Thousands of Irish people worked in Britain and paid the equivalent of our social insurance there, giving them access to a pension.

There is now an opportunity for these people to add up to 16 extra years to their UK pension, but the window closes on April 5.

Opting for the special top up could be hugely beneficial, allowing people to get a much higher pension from Britain in addition to any pensions they are due to get from this country, according to Frank Buckley of USP Financial, a Co Offlay-based firm that specialises in helping returned immigrants secure their UK state pension entitlements.

He said that under the UK system people are normally allowed pay for a maximum of six historic years missing from their national insurance (NI) record there. NI is the equivalent of PRSI here.

“They are missing because they did not work in the UK in those years because they left the country,” Mr Buckley said.

Major changes were introduced to the UK state pension in 2016.

One of the changes was the introduction of what was called the New State Pension.

Under the old state pension people required 30 qualifying years on their NI record to secure the full standard rate which is currently £141.85 (€160.82) per week. This is increasing to £156.20 per week from mid-April.

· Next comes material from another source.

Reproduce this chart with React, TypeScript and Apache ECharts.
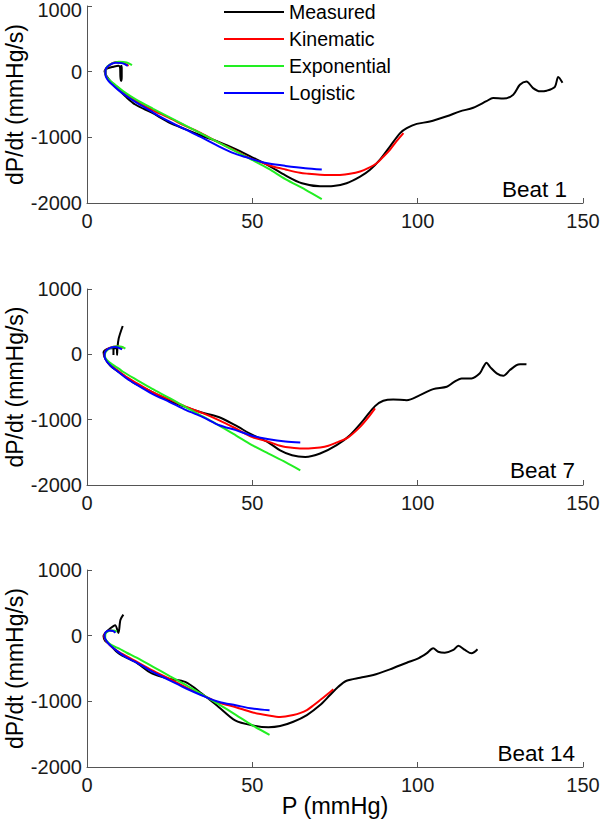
import React, { useEffect, useRef } from 'react';
import * as echarts from 'echarts';

const FONT = '"Liberation Sans", Arial, Helvetica, sans-serif';

const seriesNames = ['Measured', 'Kinematic', 'Exponential', 'Logistic'];
const seriesColors = ['#000000', '#ff0000', '#22ee22', '#0000ff'];
const beatLabels = ['Beat 1', 'Beat 7', 'Beat 14'];
const xTicks = { min: 0, max: 150, interval: 50 };
const yTicks = { min: -2000, max: 1000, interval: 1000 };

// Beat 1: [P (mmHg), dP/dt (mmHg/s)]
const beat1Measured = [
  [143.8, -170], [142.5, -80], [141.5, -230], [139, -290], [137, -300], [134.9, -250], [132.9, -150],
  [130.9, -200], [128.9, -350], [125.9, -410], [122.8, -400], [120.8, -450], [116.8, -550], [112.8, -605],
  [108.8, -680], [103.7, -760], [99.7, -795], [96.7, -860], [94.7, -935], [91.6, -1140], [88.6, -1340],
  [85.6, -1495], [82.6, -1600], [78.5, -1700], [74.5, -1740], [70.5, -1745], [65, -1700], [60, -1580],
  [54.9, -1430], [49.8, -1300], [44.8, -1175], [39.8, -1070], [34.7, -975], [29.7, -875], [24.7, -770],
  [19.6, -625], [14.6, -500], [11.6, -375], [9.6, -275], [7.6, -175], [6, -75], [5.3, 10], [6.2, 50],
  [8, 75], [9.5, 90], [10, 60], [10.1, -80], [10.3, -140], [10.5, -80], [10.5, 60], [10.3, 100],
];
const beat1Kinematic = [
  [95.7, -935], [93.5, -1065], [91.6, -1190], [89.5, -1300], [87.6, -1395], [85, -1470], [82.6, -1520],
  [79.5, -1555], [76.5, -1572], [73, -1575], [70.5, -1570], [67, -1555], [64.4, -1540], [60, -1490],
  [56, -1440], [52.4, -1375], [49.8, -1330], [46.3, -1240], [40, -1085], [34.5, -935], [29.7, -825],
  [24.7, -700], [19.6, -580], [14.6, -440], [11.6, -340], [9.6, -255], [8, -190], [6.5, -120],
  [5.6, -40], [5.6, 30], [6.8, 100], [8.6, 145], [10.5, 140], [12.6, 90],
];
const beat1Exponential = [
  [71, -1940], [66, -1795], [60, -1635], [55, -1480], [50, -1345], [45, -1215], [40, -1085], [35, -955],
  [30, -825], [25, -695], [20, -565], [15, -430], [11, -300], [8.5, -200], [6.5, -115], [5.6, -40],
  [5.7, 40], [7, 110], [9.6, 150], [12, 140], [13.6, 100],
];
const beat1Logistic = [
  [71, -1490], [66, -1470], [60, -1435], [55, -1400], [52.4, -1370], [48, -1300], [44.3, -1240],
  [40, -1140], [34.2, -990], [29.7, -880], [25, -760], [22.1, -685], [19.6, -610], [14.6, -460],
  [12, -375], [9.6, -285], [8, -215], [6.5, -140], [5.6, -50], [5.6, 20], [6.5, 90], [8.6, 135],
  [10.5, 130], [12.3, 90],
];

// Beat 7
const beat7Measured = [
  [132.9, -153], [131, -150], [129.9, -164], [127.9, -241], [125.9, -328], [123.9, -291], [122, -200],
  [120.8, -129], [119.8, -200], [118.8, -291], [116.3, -368], [113.3, -368], [110.8, -430], [108.8, -497],
  [104.7, -532], [100.7, -624], [96.7, -701], [92.6, -690], [89.6, -711], [87.1, -793], [83.6, -1007],
  [79.5, -1237], [75.5, -1390], [70.5, -1518], [66, -1570], [62, -1545], [58.4, -1470], [54.9, -1350],
  [49.9, -1230], [44.8, -1085], [39.8, -960], [34.7, -890], [29.7, -805], [24.7, -705], [19.6, -575],
  [14.6, -450], [9.6, -270], [7, -170], [5.5, -65], [5, 30], [6, 80], [7.3, 95], [8, 90], [8, -10],
  [8.1, 90], [9, 95], [9.1, -10], [9.2, 95], [9.6, 245], [10.8, 434],
];
const beat7Kinematic = [
  [87.1, -828], [85, -970], [82.6, -1110], [79, -1270], [76, -1340], [73, -1400], [70.5, -1426],
  [67, -1440], [64.4, -1441], [60, -1420], [58.4, -1400], [55, -1340], [50, -1265], [45, -1135],
  [40, -1010], [35, -900], [30, -805], [25, -690], [19.6, -575], [15, -440], [12, -350], [9.6, -260],
  [7.5, -175], [6, -100], [5.3, -20], [5.6, 50], [7, 100], [9, 120], [11, 100],
];
const beat7Exponential = [
  [64.5, -1775], [60, -1650], [54.9, -1520], [49.9, -1390], [45, -1240], [40, -1090], [35, -950],
  [29.7, -806], [25, -670], [19.6, -525], [15, -390], [11, -270], [9.6, -219], [7.5, -150], [6, -85],
  [5.4, -20], [5.7, 40], [7, 95], [9.1, 122], [10.5, 115], [11.6, 87],
];
const beat7Logistic = [
  [64.5, -1350], [60, -1335], [55, -1300], [49.9, -1245], [45, -1160], [40, -1085], [35, -960],
  [30, -855], [25, -730], [19.6, -600], [15, -465], [12, -370], [9.6, -275], [7.5, -190], [6, -110],
  [5.3, -30], [5.5, 40], [6.8, 95], [8.6, 112], [10.6, 77],
];

// Beat 14
const beat14Measured = [
  [118.1, -208], [116.3, -269], [114.3, -218], [112.3, -152], [110.8, -218], [108.2, -259], [106.2, -244],
  [104.7, -193], [102.7, -269], [100.2, -345], [96.7, -412], [91.6, -513], [86.6, -600], [82.6, -640],
  [78.5, -687], [76, -778], [73.5, -904], [70.5, -1057], [66.5, -1209], [62.4, -1311], [58.4, -1377],
  [54.9, -1395], [49.9, -1365], [44.8, -1290], [39.8, -1085], [34.7, -880], [29.7, -705], [24.7, -655],
  [19.6, -575], [14.6, -400], [9.6, -270], [6.5, -115], [5.5, -80], [5, -10], [5.5, 40], [7, 110],
  [8.5, 160], [9.5, 40], [10.1, 240], [11, 320],
];
const beat14Kinematic = [
  [74.5, -817], [72.5, -900], [70.5, -981], [68.5, -1060], [66.5, -1133], [64.4, -1180], [62.4, -1209],
  [60, -1232], [58.4, -1238], [54.9, -1215], [49.9, -1165], [44.8, -1085], [39.8, -1020], [34.7, -900],
  [29.7, -780], [24.7, -650], [19.6, -525], [14.6, -385], [9.6, -245], [7, -150], [5.5, -60],
  [5.2, 10], [6, 60], [7, 80], [8.5, 60],
];
const beat14Exponential = [
  [55.2, -1510], [50, -1365], [45, -1205], [40, -1050], [35, -900], [30, -755], [25, -615], [20, -475],
  [15, -335], [12, -260], [9.6, -195], [7.5, -145], [6.5, -110], [5.5, -40], [5.6, 30], [6.8, 75],
  [8, 80], [9, 60],
];
const beat14Logistic = [
  [55.2, -1137], [50, -1110], [45, -1060], [40, -1010], [35, -915], [30, -805], [25, -680], [20, -555],
  [15, -410], [12, -335], [9.6, -255], [7.5, -170], [6, -90], [5.3, -10], [5.6, 50], [6.8, 80],
  [8, 70], [8.6, 45],
];

const beats = [
  [beat1Measured, beat1Kinematic, beat1Exponential, beat1Logistic],
  [beat7Measured, beat7Kinematic, beat7Exponential, beat7Logistic],
  [beat14Measured, beat14Kinematic, beat14Exponential, beat14Logistic],
];

const grids = [
  { left: 87, top: 6, width: 496, height: 197, outerBoundsMode: 'none', containLabel: false },
  { left: 87, top: 289, width: 496, height: 196, outerBoundsMode: 'none', containLabel: false },
  { left: 87, top: 570, width: 496, height: 197, outerBoundsMode: 'none', containLabel: false },
];
const beatLabelPos = [
  { x: 567, y: 189.5 },
  { x: 575, y: 470.5 },
  { x: 575, y: 753.5 },
];

const AXIS_COLOR = '#555555';
const LABEL_COLOR = '#1a1a1a';

function buildOption() {
  const xAxis = grids.map((_, i) => ({
    type: 'value',
    gridIndex: i,
    min: xTicks.min,
    max: xTicks.max,
    interval: xTicks.interval,
    splitLine: { show: false },
    axisLine: { show: true, onZero: false, lineStyle: { color: AXIS_COLOR, width: 1 } },
    axisTick: { show: true, inside: true, length: 5, lineStyle: { color: AXIS_COLOR } },
    axisLabel: {
      fontSize: 20, color: LABEL_COLOR, fontFamily: FONT, margin: 8,
      formatter: (v: number) => String(v),
    },
    name: i === 2 ? 'P (mmHg)' : '',
    nameLocation: 'middle',
    nameGap: 27,
    nameMoveOverlap: false,
    nameTextStyle: { fontSize: 23.5, color: '#000', fontFamily: FONT },
  }));
  const yAxis = grids.map((_, i) => ({
    type: 'value',
    gridIndex: i,
    min: yTicks.min,
    max: yTicks.max,
    interval: yTicks.interval,
    splitLine: { show: false },
    axisLine: { show: true, onZero: false, lineStyle: { color: AXIS_COLOR, width: 1 } },
    axisTick: { show: true, inside: true, length: 5, lineStyle: { color: AXIS_COLOR } },
    axisLabel: {
      fontSize: 20, color: LABEL_COLOR, fontFamily: FONT, margin: 5,
      formatter: (v: number) => (i === 0 && v === yTicks.max ? `{t|${v}}` : String(v)),
      rich: {
        t: { fontSize: 20, color: LABEL_COLOR, fontFamily: FONT, padding: [7, 0, 0, 0] },
      },
    },
    name: 'dP/dt (mmHg/s)',
    nameLocation: 'middle',
    nameRotate: 90,
    nameGap: 61,
    nameMoveOverlap: false,
    nameTextStyle: { fontSize: 23, color: '#000', fontFamily: FONT },
  }));
  const series: any[] = [];
  beats.forEach((group, gi) => {
    group.forEach((data, si) => {
      series.push({
        type: 'line',
        name: seriesNames[si],
        xAxisIndex: gi,
        yAxisIndex: gi,
        data,
        symbol: 'none',
        smooth: 0.3,
        lineStyle: { color: seriesColors[si], width: 2 },
        itemStyle: { color: seriesColors[si] },
        z: 2 + si,
      });
    });
  });
  return {
    animation: false,
    backgroundColor: '#ffffff',
    textStyle: { fontFamily: FONT },
    grid: grids,
    xAxis,
    yAxis,
    legend: {
      data: seriesNames,
      orient: 'vertical',
      left: 218,
      top: -3,
      itemWidth: 60,
      itemHeight: 2,
      itemGap: 7,
      itemStyle: { opacity: 0 },
      textStyle: { fontSize: 19.5, color: '#000', fontFamily: FONT },
    },
    graphic: beatLabels.map((t, i) => ({
      type: 'text',
      x: beatLabelPos[i].x,
      y: beatLabelPos[i].y,
      style: {
        text: t,
        fontSize: 22.5,
        fontFamily: FONT,
        fill: '#000',
        align: 'right',
        verticalAlign: 'middle',
      },
    })),
    series,
  };
}

export default function App() {
  const ref = useRef<HTMLDivElement>(null);
  useEffect(() => {
    document.body.style.margin = '0';
    const chart = echarts.init(ref.current as HTMLDivElement, null, { renderer: 'svg' });
    chart.setOption(buildOption() as any);
    return () => chart.dispose();
  }, []);
  return <div ref={ref} style={{ width: 600, height: 823 }} />;
}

With the new pension people are now required to have 35 qualifying years on their NI record to reach the full standard rate of £185.15 per week. This is increasing to £203.85 from mid-April.

“Anybody whose qualifying years straddles pre and post-April 2016 will have a hybrid state pension entitlement consisting of the old and the new state pensions.”

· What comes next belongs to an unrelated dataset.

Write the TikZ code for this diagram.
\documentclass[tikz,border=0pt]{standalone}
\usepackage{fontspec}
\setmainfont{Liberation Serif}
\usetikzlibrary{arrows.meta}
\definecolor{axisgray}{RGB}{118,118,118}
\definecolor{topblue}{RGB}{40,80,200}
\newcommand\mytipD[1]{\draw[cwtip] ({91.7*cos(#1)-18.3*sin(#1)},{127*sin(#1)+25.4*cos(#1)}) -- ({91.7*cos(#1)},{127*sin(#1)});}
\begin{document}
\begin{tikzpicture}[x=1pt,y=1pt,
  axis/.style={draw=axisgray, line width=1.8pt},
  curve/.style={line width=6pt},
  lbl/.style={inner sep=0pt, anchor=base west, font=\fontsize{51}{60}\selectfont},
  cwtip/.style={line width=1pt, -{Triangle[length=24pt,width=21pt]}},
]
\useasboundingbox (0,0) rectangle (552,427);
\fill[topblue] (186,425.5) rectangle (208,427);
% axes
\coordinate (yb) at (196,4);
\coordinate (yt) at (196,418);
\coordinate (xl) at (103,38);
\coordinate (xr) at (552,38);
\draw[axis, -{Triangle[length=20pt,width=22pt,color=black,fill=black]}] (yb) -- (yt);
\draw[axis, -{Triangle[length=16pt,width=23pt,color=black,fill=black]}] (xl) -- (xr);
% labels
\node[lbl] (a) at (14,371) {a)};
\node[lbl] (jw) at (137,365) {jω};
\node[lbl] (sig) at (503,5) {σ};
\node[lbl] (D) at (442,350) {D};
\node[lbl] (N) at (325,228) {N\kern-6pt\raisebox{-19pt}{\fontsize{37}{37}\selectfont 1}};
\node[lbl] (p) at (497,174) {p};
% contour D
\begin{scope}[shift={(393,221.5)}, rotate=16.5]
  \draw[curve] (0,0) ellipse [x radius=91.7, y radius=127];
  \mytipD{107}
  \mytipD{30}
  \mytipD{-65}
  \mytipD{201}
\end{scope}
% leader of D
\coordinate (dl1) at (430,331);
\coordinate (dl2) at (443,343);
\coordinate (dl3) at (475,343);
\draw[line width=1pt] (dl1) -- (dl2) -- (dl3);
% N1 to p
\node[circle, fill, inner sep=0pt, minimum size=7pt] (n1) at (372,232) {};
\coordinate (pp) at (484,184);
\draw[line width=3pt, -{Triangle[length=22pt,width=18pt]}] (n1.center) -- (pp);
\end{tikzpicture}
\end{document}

When it made the changes the British government introduced a concession allowing a wider window for paying historic years to encourage people to maximise their NI records.

This means people can currently pay for a maximum of 16 historical years (2006/07 to 2021/22) missing from their NI record.

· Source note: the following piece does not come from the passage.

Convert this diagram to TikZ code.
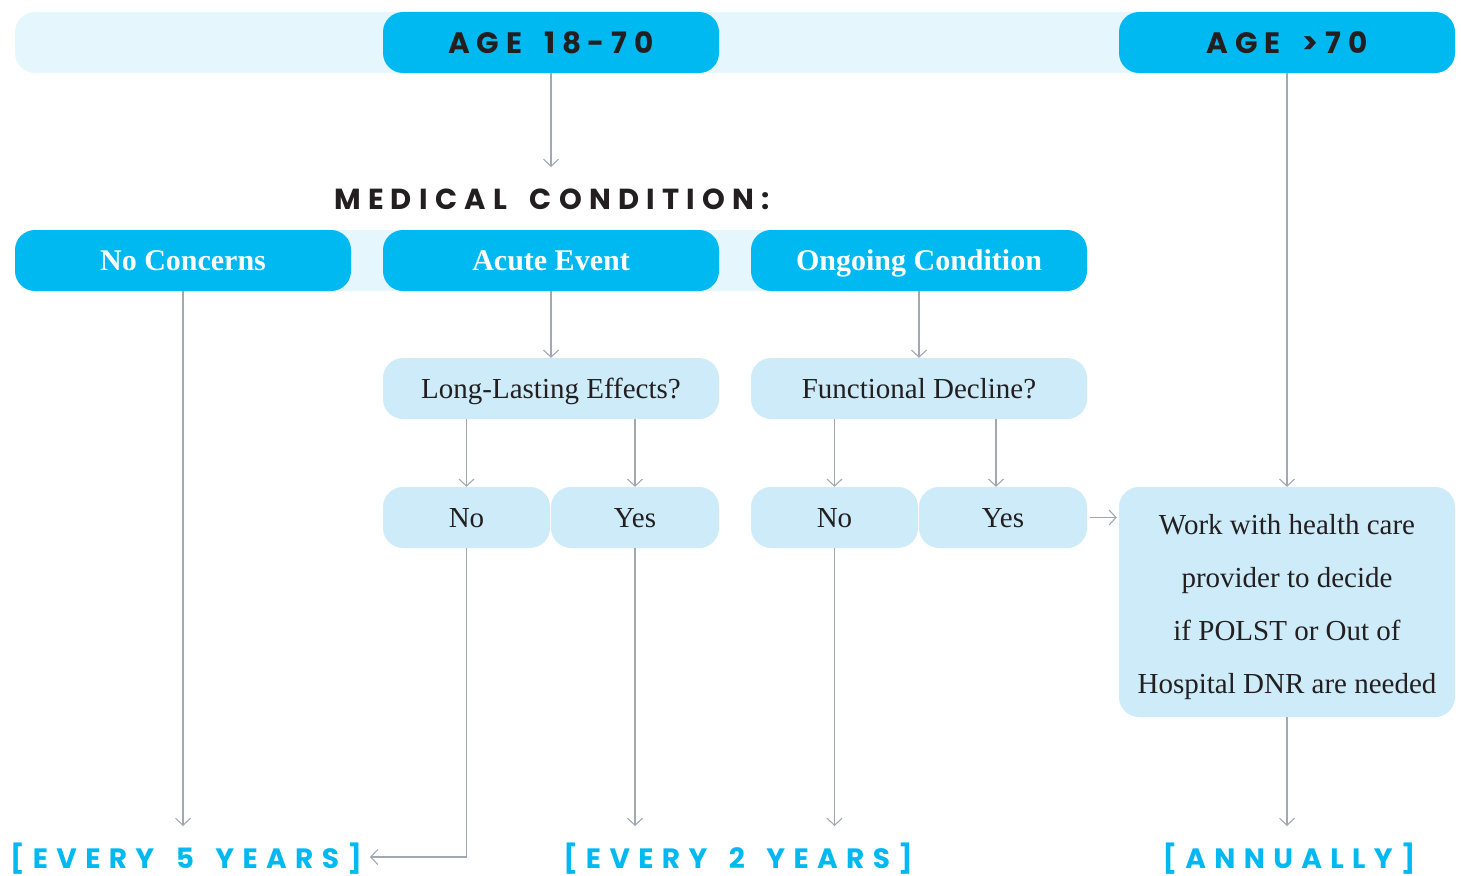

Normally you can only pay for a maximum of six years.

But this concession is closing on April 5 and the option to pay for the 11 earliest of those 16 years will be gone forever.

After April 5 the voluntary contribution system reverts back to the maximum six historic years.

Paying for 16 historic years would improve an existing UK state pension entitlement by £79.02 a week. It will be £87.00 after mid-April with a pension rise.

Mr Buckley said the priority now is for people to at least submit an application to HM Revenue and Customs for voluntary contributions ahead of the deadline.

People can find the application form, the Form CF83, as the last two pages in the HMRC manual NI38 which you can locate on gov.uk.

He said people can complete it and send it off to HM Revenue and Customs.

People are under no obligation to pay for all 16 years. They can choose to pay for some, all or none of those additional years as it is a voluntary system.

Mr Buckley said once approved for voluntary contributions, people can continue paying them up to their UK state retirement date of 66. The maximum number of years is 35.